When my oldest daughter was born, I lobbied long and hard to name her Flannery. My wife would have none of it and, in retrospect, she was probably right. Flannery is a weird name, and my daughter, who ended up as the equally literary Emily, might have been subjected to scorn and ridicule. Who needs it?
But I meant well. I meant well because a woman named Flannery had shaken up my world, which iswhat good writers often do. I read Flannery O’Connor – everything by Flannery O’Connor – for the first time when I was in college. I’ve since re-read everything another four or five times. And she’s absolutely worth revisiting. Her writing is sharp, funny, sad, and bitingly prophetic, and she picks at scabs until they bleed. She was a bundle of contradictions; a shy, retiring woman who had an acidic tongue, a devastating wit that she rarely used on human beings, preferring instead the company of chickens and peacocks. She could, from a distance, look a bit like a misanthrope, but she deeply loved humanity, even if she couldn’t always stand individual human beings. She was a devout Roman Catholic in the middle of the southern Bible Belt. She died far too young, at only 39, and she was always thinking about eternity. But here is where the contradictions ended: she was a moral compass. She pointed True North. Always.
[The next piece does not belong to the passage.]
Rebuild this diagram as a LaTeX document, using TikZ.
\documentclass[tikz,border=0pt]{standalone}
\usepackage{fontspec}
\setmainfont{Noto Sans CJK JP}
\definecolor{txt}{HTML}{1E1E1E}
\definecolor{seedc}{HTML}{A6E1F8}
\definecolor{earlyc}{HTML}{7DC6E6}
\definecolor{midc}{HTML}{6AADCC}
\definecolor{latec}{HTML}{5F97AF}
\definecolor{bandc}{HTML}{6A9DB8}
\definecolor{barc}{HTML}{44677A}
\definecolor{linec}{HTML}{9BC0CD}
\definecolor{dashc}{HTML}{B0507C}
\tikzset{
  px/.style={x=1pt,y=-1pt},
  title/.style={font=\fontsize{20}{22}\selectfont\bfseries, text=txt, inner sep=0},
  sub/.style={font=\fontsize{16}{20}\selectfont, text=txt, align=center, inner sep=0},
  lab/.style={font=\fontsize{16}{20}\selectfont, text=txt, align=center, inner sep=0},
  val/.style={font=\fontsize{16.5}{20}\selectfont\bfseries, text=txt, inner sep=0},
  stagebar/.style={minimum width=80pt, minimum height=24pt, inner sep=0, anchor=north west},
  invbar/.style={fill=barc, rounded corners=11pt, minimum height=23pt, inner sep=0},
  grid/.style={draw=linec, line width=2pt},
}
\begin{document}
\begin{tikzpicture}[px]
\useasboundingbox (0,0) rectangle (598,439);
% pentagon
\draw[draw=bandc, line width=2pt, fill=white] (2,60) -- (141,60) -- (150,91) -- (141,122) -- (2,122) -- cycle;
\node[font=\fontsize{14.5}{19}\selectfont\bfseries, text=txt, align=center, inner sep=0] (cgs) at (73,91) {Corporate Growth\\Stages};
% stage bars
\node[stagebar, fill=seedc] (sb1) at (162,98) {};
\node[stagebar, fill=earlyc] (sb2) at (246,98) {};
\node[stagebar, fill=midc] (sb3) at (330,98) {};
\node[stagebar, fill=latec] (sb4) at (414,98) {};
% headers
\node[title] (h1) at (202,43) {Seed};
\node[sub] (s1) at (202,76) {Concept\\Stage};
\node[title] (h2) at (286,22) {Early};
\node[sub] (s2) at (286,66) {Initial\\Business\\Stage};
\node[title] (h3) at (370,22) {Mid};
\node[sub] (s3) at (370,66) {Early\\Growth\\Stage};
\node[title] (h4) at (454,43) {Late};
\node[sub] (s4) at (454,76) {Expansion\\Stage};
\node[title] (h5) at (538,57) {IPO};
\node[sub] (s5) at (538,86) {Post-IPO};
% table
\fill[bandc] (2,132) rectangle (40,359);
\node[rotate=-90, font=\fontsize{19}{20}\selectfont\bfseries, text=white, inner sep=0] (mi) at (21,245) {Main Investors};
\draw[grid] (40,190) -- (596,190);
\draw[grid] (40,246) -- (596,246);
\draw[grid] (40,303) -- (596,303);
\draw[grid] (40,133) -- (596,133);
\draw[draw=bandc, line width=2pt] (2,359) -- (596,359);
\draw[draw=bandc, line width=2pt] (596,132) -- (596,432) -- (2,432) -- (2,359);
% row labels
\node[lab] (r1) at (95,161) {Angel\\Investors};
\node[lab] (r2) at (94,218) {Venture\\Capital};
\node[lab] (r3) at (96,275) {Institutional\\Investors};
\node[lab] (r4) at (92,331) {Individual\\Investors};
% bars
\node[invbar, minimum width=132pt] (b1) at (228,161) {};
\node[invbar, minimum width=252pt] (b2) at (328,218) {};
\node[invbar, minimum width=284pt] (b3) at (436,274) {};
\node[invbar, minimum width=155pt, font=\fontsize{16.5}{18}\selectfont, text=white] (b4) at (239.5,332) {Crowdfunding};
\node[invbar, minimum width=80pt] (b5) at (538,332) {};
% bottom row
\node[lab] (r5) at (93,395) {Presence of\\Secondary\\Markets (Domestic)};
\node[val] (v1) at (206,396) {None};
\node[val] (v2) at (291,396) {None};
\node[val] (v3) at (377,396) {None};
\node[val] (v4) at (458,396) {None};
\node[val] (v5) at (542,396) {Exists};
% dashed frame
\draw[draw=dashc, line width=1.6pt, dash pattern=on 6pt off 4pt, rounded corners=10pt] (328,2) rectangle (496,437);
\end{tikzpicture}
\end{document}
I first encountered Flannery O’Connor around the time I became a Christian. And Flannery O’Connor writes a lot about Christians. But in Flannery O’Connor’s world, Christians are bumblers, crackerjacks, backwoods charlatans, judgmental Pharisees and pious, sanctimonious haters in their Sunday finery. In her short story “Revelation,” which I try to re-read every few months or so as a sort of curative spiritual tonic, a good, upright, churchgoing, middle-class farmer’s wife goes to the doctor’s office and looks on with distaste at the detritus of humanity that surrounds her. A little snot-nosed kid sprawls across a couple seats, a trashy woman with too much makeup reads a gossip magazine, a cynical young woman who is obviously too educated for her own good reads what appears to be a big, uppity-looking college textbook. The upright, churchgoing wife makes snide, disapproving small talk with the other upright, churchgoing folk in the office until she is unceremoniously stopped by the big uppity-looking college textbook, which has been flung through the air, and which hits her square on the nose. “Go back to hell where you came from, you old wart hog,” the cynical young woman tells her before she is sedated and carted away in an ambulance.
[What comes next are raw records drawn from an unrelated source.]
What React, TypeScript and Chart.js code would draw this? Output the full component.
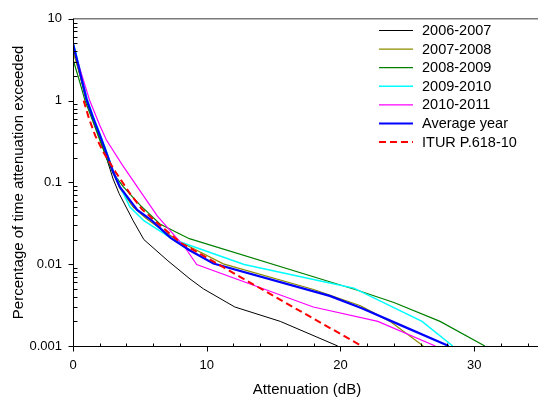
import React, { useEffect, useRef } from "react";
import { Chart, registerables } from "chart.js";

Chart.register(...registerables);

// ---- data ----
const seriesLabels = [
  "2006-2007",
  "2007-2008",
  "2008-2009",
  "2009-2010",
  "2010-2011",
  "Average year",
  "ITUR P.618-10",
];

const att0607 = [0, 0.5, 1, 1.5, 2, 2.5, 3, 3.45, 4.5, 5.3, 7.1, 8.75, 9.75, 12.1, 15.5, 19.8];
const pct0607 = [4.5, 2.1, 1.0, 0.58, 0.35, 0.2, 0.11, 0.073, 0.034, 0.02, 0.011, 0.0066, 0.005, 0.003, 0.002, 0.001];

const att0708 = [0, 0.5, 1, 1.5, 2, 2.5, 3, 3.5, 4.5, 5.5, 7, 8, 11.24, 18, 21.5, 23.7, 26.2];
const pct0708 = [4.0, 2.1, 1.05, 0.6, 0.37, 0.22, 0.13, 0.085, 0.05, 0.036, 0.024, 0.0188, 0.0101, 0.0049, 0.0031, 0.002, 0.001];

const att0809 = [0, 0.5, 0.9, 1.5, 2, 2.5, 3, 3.77, 5, 6.5, 8.7, 19.2, 21.1, 24, 27.45, 30.8];
const pct0809 = [3.2, 1.7, 1.0, 0.55, 0.33, 0.2, 0.13, 0.088, 0.053, 0.031, 0.0205, 0.0061, 0.0049, 0.0034, 0.002, 0.001];

const att0910 = [0, 0.5, 1.1, 1.5, 2, 2.5, 3, 3.5, 4.26, 5.3, 7.5, 12.8, 19.2, 21, 26.1, 28.4];
const pct0910 = [5.2, 2.5, 1.0, 0.65, 0.4, 0.24, 0.14, 0.09, 0.05, 0.034, 0.02, 0.0099, 0.0059, 0.0051, 0.002, 0.001];

const att1011 = [0, 0.5, 1.25, 2, 2.5, 3.66, 4.9, 6.3, 8.38, 9.25, 17.97, 22.8, 27.1];
const pct1011 = [4.8, 2.5, 1.0, 0.5, 0.33, 0.166, 0.084, 0.039, 0.016, 0.0099, 0.003, 0.002, 0.001];

const attAvg = [0, 0.5, 1, 1.5, 2, 2.5, 3, 3.5, 4.8, 5.9, 7.3, 8.75, 10.5, 19.2, 21.6, 24.5, 28.1];
const pctAvg = [5.0, 2.3, 1.05, 0.62, 0.38, 0.23, 0.135, 0.088, 0.046, 0.034, 0.021, 0.0147, 0.0102, 0.0041, 0.0029, 0.0018, 0.001];

const attItu = [0.8, 1.2, 1.67, 2.3, 3.17, 4.29, 5.16, 6.16, 8.0, 12, 16, 21.6];
const pctItu = [1.0, 0.6, 0.37, 0.23, 0.135, 0.072, 0.047, 0.0335, 0.0185, 0.0078, 0.0033, 0.001];

const xTickValues = [0, 10, 20, 30];
const xTickLabels = ["0", "10", "20", "30"];
const yTickValues = [0.001, 0.01, 0.1, 1, 10];
const yTickLabels = ["0.001", "0.01", "0.1", "1", "10"];

const xTitle = "Attenuation (dB)";
const yTitle = "Percentage of time attenuation exceeded";

// ---- styles ----
const FONT = "'Liberation Sans', Arial, Helvetica, sans-serif";
const seriesStyles = [
  { color: "#000000", width: 1, dash: [] as number[], order: 6 },
  { color: "#8c8c00", width: 1.2, dash: [] as number[], order: 5 },
  { color: "#008000", width: 1.2, dash: [] as number[], order: 4 },
  { color: "#00ffff", width: 1.5, dash: [] as number[], order: 3 },
  { color: "#ff00ff", width: 1.2, dash: [] as number[], order: 2 },
  { color: "#0000ff", width: 2.2, dash: [] as number[], order: 1 },
  { color: "#ff0000", width: 2, dash: [7, 4], order: 0 },
];

const seriesData = [
  [att0607, pct0607],
  [att0708, pct0708],
  [att0809, pct0809],
  [att0910, pct0910],
  [att1011, pct1011],
  [attAvg, pctAvg],
  [attItu, pctItu],
];

const framePlugin = {
  id: "frame",
  afterDraw(chart: any) {
    const { ctx, chartArea: a, scales } = chart;
    const xs = scales.x;
    const ys = scales.y;
    ctx.save();
    // top border
    ctx.strokeStyle = "#7a7a7a";
    ctx.lineWidth = 1.5;
    ctx.beginPath();
    ctx.moveTo(a.left, a.top);
    ctx.lineTo(a.right, a.top);
    ctx.stroke();

    ctx.strokeStyle = "#000";
    ctx.lineWidth = 1;
    const L = Math.round(a.left) + 0.5;
    const B = Math.round(a.bottom) + 0.5;
    ctx.beginPath();
    ctx.moveTo(L, a.top);
    ctx.lineTo(L, B);
    ctx.lineTo(a.right, B);
    ctx.stroke();

    // x ticks
    for (let v = 0; v <= 34; v += 2) {
      const px = Math.round(xs.getPixelForValue(v)) + 0.5;
      ctx.beginPath();
      if (v % 10 === 0) {
        ctx.moveTo(px, B);
        ctx.lineTo(px, B + 5);
      } else {
        ctx.moveTo(px, B);
        ctx.lineTo(px, B - 3);
      }
      ctx.stroke();
    }
    // y ticks
    for (let e = -3; e <= 1; e++) {
      const base = Math.pow(10, e);
      const py = Math.round(ys.getPixelForValue(base)) + 0.5;
      ctx.beginPath();
      ctx.moveTo(L, py);
      ctx.lineTo(L - 5, py);
      ctx.stroke();
      if (e < 1) {
        for (let m = 2; m <= 9; m++) {
          const q = Math.round(ys.getPixelForValue(base * m)) + 0.5;
          ctx.beginPath();
          ctx.moveTo(L, q);
          ctx.lineTo(L + 4, q);
          ctx.stroke();
        }
      }
    }

    // legend
    ctx.font = `14.5px ${FONT}`;
    ctx.textBaseline = "middle";
    ctx.textAlign = "left";
    chart.data.datasets.forEach((ds: any, i: number) => {
      const y = 30.5 + i * 18.6;
      ctx.strokeStyle = ds.borderColor;
      ctx.lineWidth = ds.borderWidth;
      ctx.setLineDash(ds.borderDash || []);
      ctx.beginPath();
      ctx.moveTo(379, y);
      ctx.lineTo(413, y);
      ctx.stroke();
      ctx.setLineDash([]);
      ctx.fillStyle = "#000";
      ctx.fillText(ds.label, 422, y + 0.5);
    });
    ctx.restore();
  },
};

export default function App() {
  const ref = useRef<HTMLCanvasElement | null>(null);

  useEffect(() => {
    document.body.style.margin = "0";
    if (!ref.current) return;
    const datasets = seriesData.map(([xs, ys], i) => ({
      label: seriesLabels[i],
      data: xs.map((x, j) => ({ x, y: ys[j] })),
      borderColor: seriesStyles[i].color,
      backgroundColor: seriesStyles[i].color,
      borderWidth: seriesStyles[i].width,
      borderDash: seriesStyles[i].dash,
      order: seriesStyles[i].order,
      pointRadius: 0,
      fill: false,
      tension: 0,
    }));

    const chart = new Chart(ref.current, {
      type: "line",
      data: { datasets },
      options: {
        animation: false,
        responsive: false,
        devicePixelRatio: 1,
        layout: { padding: { top: 11, left: 0, right: 0, bottom: 0 } },
        plugins: {
          legend: { display: false },
          tooltip: { enabled: false },
        },
        scales: {
          x: {
            type: "linear",
            min: 0,
            max: 35,
            grid: { display: false, drawTicks: false },
            border: { display: false },
            afterBuildTicks: (s: any) => {
              s.ticks = xTickValues.map((v) => ({ value: v }));
            },
            afterFit: (s: any) => {
              s.height = 57;
            },
            ticks: {
              padding: 12,
              color: "#000",
              font: { family: FONT, size: 13 },
              maxRotation: 0,
              callback: (_v: any, i: number) => xTickLabels[i],
            },
            title: {
              display: true,
              text: xTitle,
              color: "#000",
              font: { family: FONT, size: 15 },
              padding: { top: 0, bottom: 4 },
            },
          },
          y: {
            type: "logarithmic",
            min: 0.001,
            max: 10,
            grid: { display: false, drawTicks: false },
            border: { display: false },
            afterBuildTicks: (s: any) => {
              s.ticks = yTickValues.map((v) => ({ value: v }));
            },
            afterFit: (s: any) => {
              s.width = 73;
            },
            ticks: {
              padding: 11,
              color: "#000",
              font: { family: FONT, size: 13 },
              callback: (_v: any, i: number) => yTickLabels[i],
            },
            title: {
              display: true,
              text: yTitle,
              color: "#000",
              font: { family: FONT, size: 15 },
              padding: { top: 10, bottom: 0 },
            },
          },
        },
      },
      plugins: [framePlugin],
    });
    return () => chart.destroy();
  }, []);

  return (
    <div style={{ width: 538, height: 403, overflow: "hidden", position: "relative" }}>
      <canvas ref={ref} width={541} height={403} style={{ display: "block" }} />
    </div>
  );
}
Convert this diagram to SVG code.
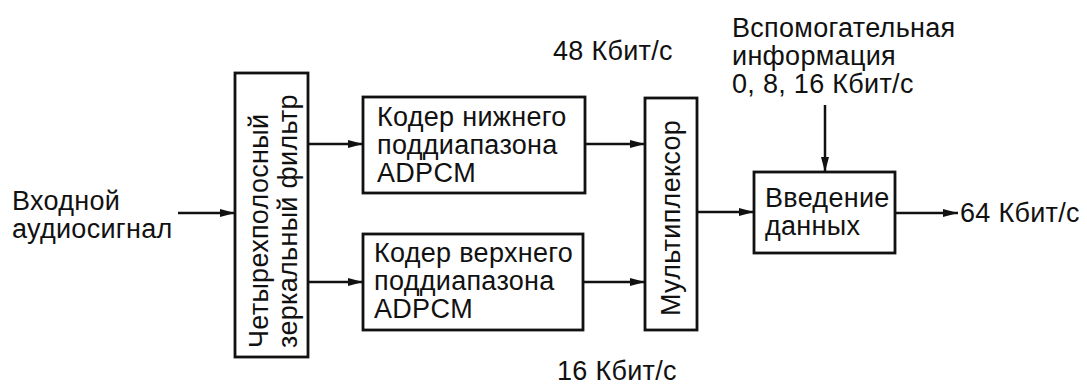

True North. Revelation. Again and again. What Flannery O’Connor understood, better than any other writer, is the smugness and pride of the religious. The Holy Church of Christ Without Christ was a concept she explored in her first novel, Wise Blood, which was about an atheist and itinerant evangelist who couldn’t stop talking about Jesus, but in fact the Holy Church of Christ Without Christ was never far from her thoughts. It’s what she wrote about constantly. It was the constant subject of her prophetic voice; the hollow, ostentatious, prideful vacuum that always, always struts and preens religiously in the absence of genuine conversion. It’s still alive and well. Some days it’s alive and well in me. And that’s why I need to re-read Flannery O’Connor from time to time.
The cynical, intellectual woman who pronounced the wart hog epithet was named Mary Grace.
Today’s is Flannery O’Connor’s birthday. I’m so glad she was born.
1 comment:
I've never read O'Connor, other than possibly a short story I've forgotten back in my college day. I should read her.
And it's so good to see you writing and posting again. Welcome back.